No leito de hospital, uma simpática senhora solta um comentário anedótico sobre o filho taxista ao seu lado, que ela pensa conhecer como a palma da mão. “Tudo o que ele faz é conversar com o espelho.” A frase citando o personagem Travis Bickle, vivido por Robert de Niro em Taxi driver – motorista de táxi, faz todo o sentido quando surge em meio a uma cena supertensa de Colateral (Collateral, Estados Unidos, 2004), que estréia no País na sexta-feira 27. Desde o clássico de Martin Scorsese, feito há 28 anos, um filme sobre motoristas de táxi não se revelava tão elétrico quanto este policial noir passado no período de uma noite na frenética Los Angeles. Não exatamente pelo que atormenta o sujeito no volante, mas pelas intenções do passageiro do banco de trás. Em seu primeiro papel de verdadeiro vilão, Tom Cruise é um matador de aluguel que obriga o motorista a ser seu cúmplice do banho de sangue para o qual foi contratado.

Claro que o taxista Max (Jamie Foxx), um exemplo de dedicação, não fazia a mínima idéia dos planos de Vincent – o passageiro-galã, de cabelos grisalhos e terno bem-talhado – quando este lhe ofereceu US$ 600 dólares para ficar à sua inteira disposição. Tanto que Max quase se engasga com um cachorro-quente ao sentir um cadáver fresquinho, jogado do quarto andar de um prédio, cair sobre a capota de seu carro. É a primeira das cinco vítimas que Vincent tem que matar até o final da noite. Contratado por um chefão do narcotráfico, o assassino corre contra o tempo para eliminar uma a uma as testemunhas convocadas pelo tribunal para desbaratar a gangue. “Você matou esse cara?”, pergunta o motorista. “Não, apenas atirei. Quem o matou foi a bala e a queda que sofreu”, responde Vincent, friamente.

Minutos depois, num clube de jazz, o taxista – sempre na mira do revólver do inimigo – assiste boquiaberto ao desfecho da próxima execução. Vincent convida sua vítima, o trompetista dono do clube, para um drinque. Em meio a uma conversa atravessada sobre a visita de Miles Davis ao local, ele pronuncia a sentença de morte. Se souber como Davis aprendeu música, o músico estará livre para desaparecer da cidade. Ele se esforça, e, molhado de suor, responde: “Na Julliard School, 1945.” O tiro na testa vem com um adendo. “E mais dois anos, com Charlie Parker.” Diálogos do tipo pululam o tempo todo, apesar de muitas vezes soarem artificiais, prejudicando a relação senhor–escravo colocada em cena pelo roteiro bem arquitetado.

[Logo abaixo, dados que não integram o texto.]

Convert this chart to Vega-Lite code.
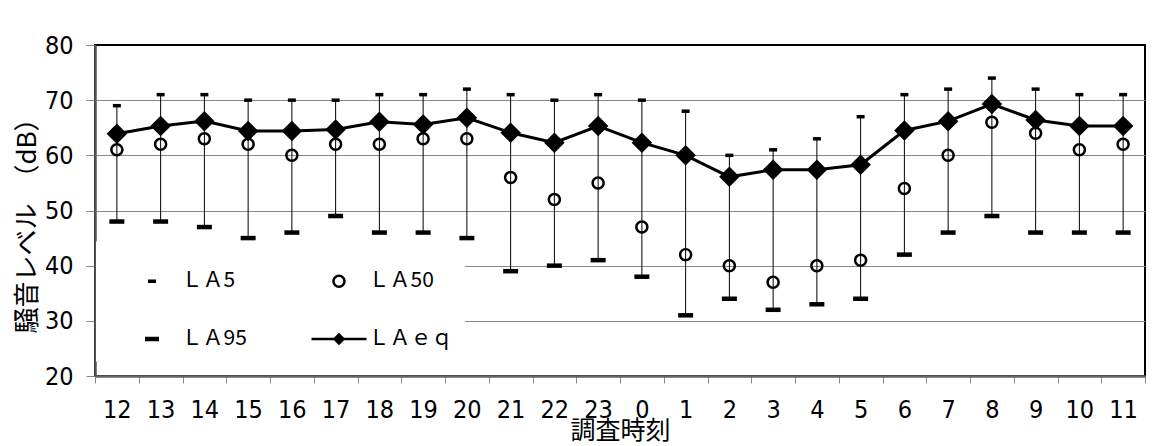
{
  "$schema": "https://vega.github.io/schema/vega-lite/v6.json",
  "width": 1050,
  "height": 331,
  "autosize": {"type": "none"},
  "padding": {"left": 95, "top": 45, "right": 11, "bottom": 70},
  "background": "white",
  "config": {
    "view": {"stroke": "black", "strokeWidth": 2}
  },
  "data": {
    "values": [
      {"hour": "12", "LA5": 69, "LA50": 61, "LA95": 48, "LAeq": 63.9},
      {"hour": "13", "LA5": 71, "LA50": 62, "LA95": 48, "LAeq": 65.3},
      {"hour": "14", "LA5": 71, "LA50": 63, "LA95": 47, "LAeq": 66.2},
      {"hour": "15", "LA5": 70, "LA50": 62, "LA95": 45, "LAeq": 64.4},
      {"hour": "16", "LA5": 70, "LA50": 60, "LA95": 46, "LAeq": 64.4},
      {"hour": "17", "LA5": 70, "LA50": 62, "LA95": 49, "LAeq": 64.7},
      {"hour": "18", "LA5": 71, "LA50": 62, "LA95": 46, "LAeq": 66.1},
      {"hour": "19", "LA5": 71, "LA50": 63, "LA95": 46, "LAeq": 65.6},
      {"hour": "20", "LA5": 72, "LA50": 63, "LA95": 45, "LAeq": 66.8},
      {"hour": "21", "LA5": 71, "LA50": 56, "LA95": 39, "LAeq": 64.1},
      {"hour": "22", "LA5": 70, "LA50": 52, "LA95": 40, "LAeq": 62.3},
      {"hour": "23", "LA5": 71, "LA50": 55, "LA95": 41, "LAeq": 65.3},
      {"hour": "0", "LA5": 70, "LA50": 47, "LA95": 38, "LAeq": 62.3},
      {"hour": "1", "LA5": 68, "LA50": 42, "LA95": 31, "LAeq": 60.0},
      {"hour": "2", "LA5": 60, "LA50": 40, "LA95": 34, "LAeq": 56.1},
      {"hour": "3", "LA5": 61, "LA50": 37, "LA95": 32, "LAeq": 57.4},
      {"hour": "4", "LA5": 63, "LA50": 40, "LA95": 33, "LAeq": 57.4},
      {"hour": "5", "LA5": 67, "LA50": 41, "LA95": 34, "LAeq": 58.3},
      {"hour": "6", "LA5": 71, "LA50": 54, "LA95": 42, "LAeq": 64.5},
      {"hour": "7", "LA5": 72, "LA50": 60, "LA95": 46, "LAeq": 66.2},
      {"hour": "8", "LA5": 74, "LA50": 66, "LA95": 49, "LAeq": 69.3},
      {"hour": "9", "LA5": 72, "LA50": 64, "LA95": 46, "LAeq": 66.4},
      {"hour": "10", "LA5": 71, "LA50": 61, "LA95": 46, "LAeq": 65.3},
      {"hour": "11", "LA5": 71, "LA50": 62, "LA95": 46, "LAeq": 65.3}
    ]
  },
  "encoding": {
    "x": {
      "field": "hour",
      "type": "nominal",
      "scale": {
        "domain": ["12","13","14","15","16","17","18","19","20","21","22","23","0","1","2","3","4","5","6","7","8","9","10","11"],
        "paddingInner": 0,
        "paddingOuter": 0
      },
      "axis": {
        "title": "調査時刻",
        "labelAngle": 0,
        "tickBand": "extent",
        "tickSize": 7,
        "tickColor": "#888888",
        "tickWidth": 1,
        "domainColor": "#666666",
        "domainWidth": 2.5,
        "grid": false,
        "labelFont": "DejaVu Sans Condensed, sans-serif",
        "labelFontSize": 25,
        "labelColor": "black",
        "labelPadding": 14,
        "titleFont": "Noto Sans CJK JP",
        "titleFontSize": 25,
        "titleFontWeight": "normal",
        "titleColor": "black",
        "titleY": 42
      }
    }
  },
  "layer": [
    {
      "mark": {"type": "rule", "color": "black", "strokeWidth": 1},
      "encoding": {
        "y": {
          "field": "LA5",
          "type": "quantitative",
          "scale": {"domain": [20, 80], "nice": false, "zero": false},
          "axis": {
            "title": "騒音レベル　（dB）",
            "values": [20, 30, 40, 50, 60, 70, 80],
            "grid": true,
            "gridColor": "#888888",
            "gridWidth": 1,
            "gridOpacity": {"condition": {"test": "datum.value === 20 || datum.value === 80", "value": 0}, "value": 1},
            "tickSize": 9,
            "tickColor": "#888888",
            "tickWidth": 1,
            "domainColor": "#555555",
            "domainWidth": 2.5,
            "labelFont": "DejaVu Sans Condensed, sans-serif",
            "labelFontSize": 25,
            "labelColor": "black",
            "labelPadding": 13,
            "titleFont": "Noto Sans CJK JP",
            "titleFontSize": 26,
            "titleFontWeight": "normal",
            "titleColor": "black",
            "titleX": -55,
            "titleY": 174
          }
        },
        "y2": {"field": "LA95"}
      }
    },
    {
      "mark": {"type": "tick", "color": "black", "size": 8, "thickness": 3.5, "opacity": 1},
      "encoding": {"y": {"field": "LA5", "type": "quantitative"}}
    },
    {
      "mark": {"type": "tick", "color": "black", "size": 15, "thickness": 4.5, "opacity": 1},
      "encoding": {"y": {"field": "LA95", "type": "quantitative"}}
    },
    {
      "mark": {"type": "point", "filled": true, "color": "black", "strokeWidth": 0, "size": 3025, "opacity": 1},
      "encoding": {
        "y": {"field": "LA50", "type": "quantitative"},
        "shape": {
          "datum": "ＬＡ50",
          "type": "nominal",
          "scale": {
            "domain": ["ＬＡ5", "ＬＡ95", "ＬＡ50", "ＬＡｅｑ"],
            "range": [
              "M-0.145,-0.064H0.145V0.064H-0.145Z",
              "M-0.255,-0.082H0.255V0.082H-0.255Z",
              "M0.245,0A0.245,0.245,0,1,1,-0.245,0A0.245,0.245,0,1,1,0.245,0ZM0.155,0A0.155,0.155,0,1,0,-0.155,0A0.155,0.155,0,1,0,0.155,0Z",
              "M-1,-0.045H1V0.045H-1ZM0,-0.23L0.23,0L0,0.23L-0.23,0Z"
            ]
          },
          "legend": {
            "orient": "none",
            "legendX": 1,
            "legendY": 196.5,
            "columns": 2,
            "title": null,
            "padding": 12,
            "fillColor": "white",
            "symbolSize": 3025,
            "symbolStrokeWidth": 0,
            "symbolFillColor": "black",
            "symbolOpacity": 1,
            "symbolOffset": 16.5,
            "labelFont": "Noto Sans CJK JP",
            "labelFontSize": 21,
            "labelColor": "black",
            "labelOffset": 2,
            "columnPadding": 48,
            "rowPadding": 20
          }
        }
      }
    },
    {
      "mark": {
        "type": "line",
        "color": "black",
        "strokeWidth": 3,
        "point": {"shape": "diamond", "size": 420, "filled": true, "color": "black", "opacity": 1}
      },
      "encoding": {"y": {"field": "LAeq", "type": "quantitative"}}
    }
  ]
}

Filmado quase inteiramente em vídeo digital de alta definição, o filme foi ambientado em Los Angeles por uma imposição do diretor Michael Mann, que desejava mergulhar na noite brilhante da cidade, que se estende como um tapete luminoso no horizonte. Mann queria captar o que as películas cinematográficas não conseguem. O resultado impressiona. Quando Vincent se dirige a uma boate de coreanos para cumprir mais uma etapa de sua missão, por exemplo, cruza com três coiotes atravessando a rua. Na cena noturna, até os olhos dos animais podem ser vistos. Numa outra sequência, o tiroteio travado no escuro de um edifício transparente, com vista para um entroncamento de vias expressas, o espectador assiste em detalhes ao sucessivo esfacelamento de placas de vidro. Nem é preciso dizer que Tom Cruise, que dispensa dublês, sai quase ileso.

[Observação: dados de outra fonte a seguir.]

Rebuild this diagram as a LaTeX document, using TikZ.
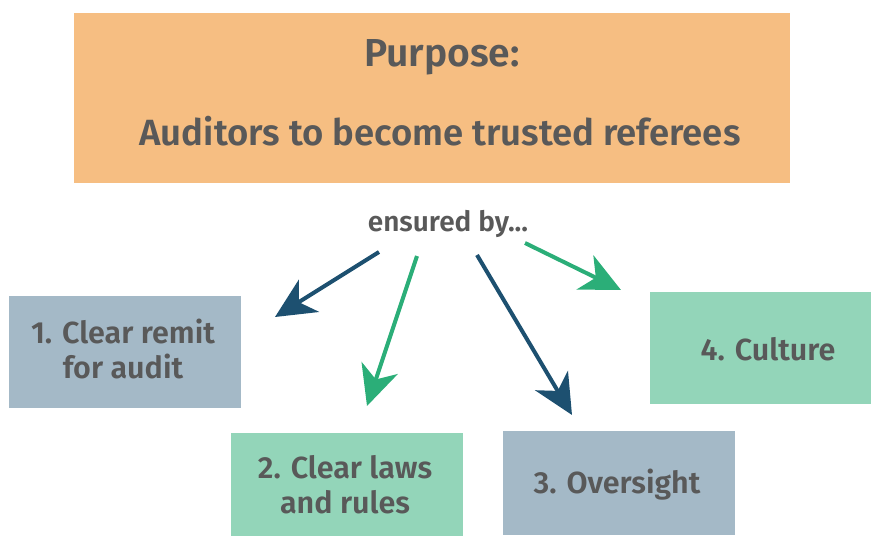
\documentclass[tikz,border=0pt]{standalone}
\usepackage{fontspec}
\setmainfont{Fira Sans}[BoldFont={Fira Sans SemiBold}]
\usetikzlibrary{arrows.meta}
\definecolor{txt}{HTML}{595959}
\definecolor{peach}{HTML}{F6BE82}
\definecolor{slate}{HTML}{A4B9C7}
\definecolor{mint}{HTML}{93D5B9}
\definecolor{navy}{HTML}{1D5070}
\definecolor{jade}{HTML}{2BAE78}
\tikzset{
  card/.style={fill=#1, draw=none, inner sep=0pt},
  cardtext/.style={text=txt, align=center, inner sep=0pt,
    font=\bfseries\fontsize{30.5}{35}\selectfont},
  link/.style={line width=4pt, draw=#1,
    -{Stealth[length=40pt, width=38pt, inset=12pt, fill=#1]}},
}
\begin{document}
\begin{tikzpicture}[x=1pt, y=-1pt]
  \useasboundingbox (0,0) rectangle (871,536);
  % headline box
  \node[card=peach, minimum width=716pt, minimum height=170pt] (purpose) at (432,98) {};
  \node[text=txt, font=\bfseries\fontsize{39}{48}\selectfont] (ptitle) at (442,57) {Purpose:};
  \node[text=txt, font=\bfseries\fontsize{36.5}{44}\selectfont] (pgoal) at (440,131) {Auditors to become trusted referees};
  % connector label
  \node[text=txt, font=\bfseries\fontsize{28}{34}\selectfont] (by) at (448,224) {ensured by...};
  % the four pillars
  \node[card=slate, minimum width=232pt, minimum height=112pt] (p1) at (125,352) {};
  \node[cardtext] (t1) at (123,349) {1. Clear remit\\for audit};
  \node[card=mint, minimum width=232pt, minimum height=103pt] (p2) at (347,484) {};
  \node[cardtext] (t2) at (345,485) {2. Clear laws\\and rules};
  \node[card=slate, minimum width=232pt, minimum height=104pt] (p3) at (619,483) {};
  \node[cardtext] (t3) at (617,485) {3. Oversight};
  \node[card=mint, minimum width=221pt, minimum height=112pt] (p4) at (760,348) {};
  \node[cardtext] (t4) at (768,349) {4. Culture};
  % arrow ends
  \coordinate (a1s) at (379,252); \coordinate (a1e) at (275,317);
  \coordinate (a2s) at (417,256); \coordinate (a2e) at (367,406);
  \coordinate (a3s) at (477,255); \coordinate (a3e) at (572,415);
  \coordinate (a4s) at (525,243); \coordinate (a4e) at (621,290);
  \draw[link=navy] (a1s) -- (a1e);
  \draw[link=jade] (a2s) -- (a2e);
  \draw[link=navy] (a3s) -- (a3e);
  \draw[link=jade] (a4s) -- (a4e);
\end{tikzpicture}
\end{document}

Mas não é pela forma física que o ex de Nicole Kidman marca tento. Embora ainda traga resquícios do bom moço de sempre, o ator de 42 anos se mostra muito convincente na sua ironia. Logo no início, ao comentar com o taxista porque detesta Los Angeles, Vincent conta a história de um homem que morreu no metrô da cidade e passou quase um dia inteiro circulando sem que ninguém notasse. É bom ter em mente essa frase para gostar de Colateral. Com o formato de policial, o filme fala dos encontros improváveis e das histórias fugidias que podem nascer do acaso nas grandes metrópoles.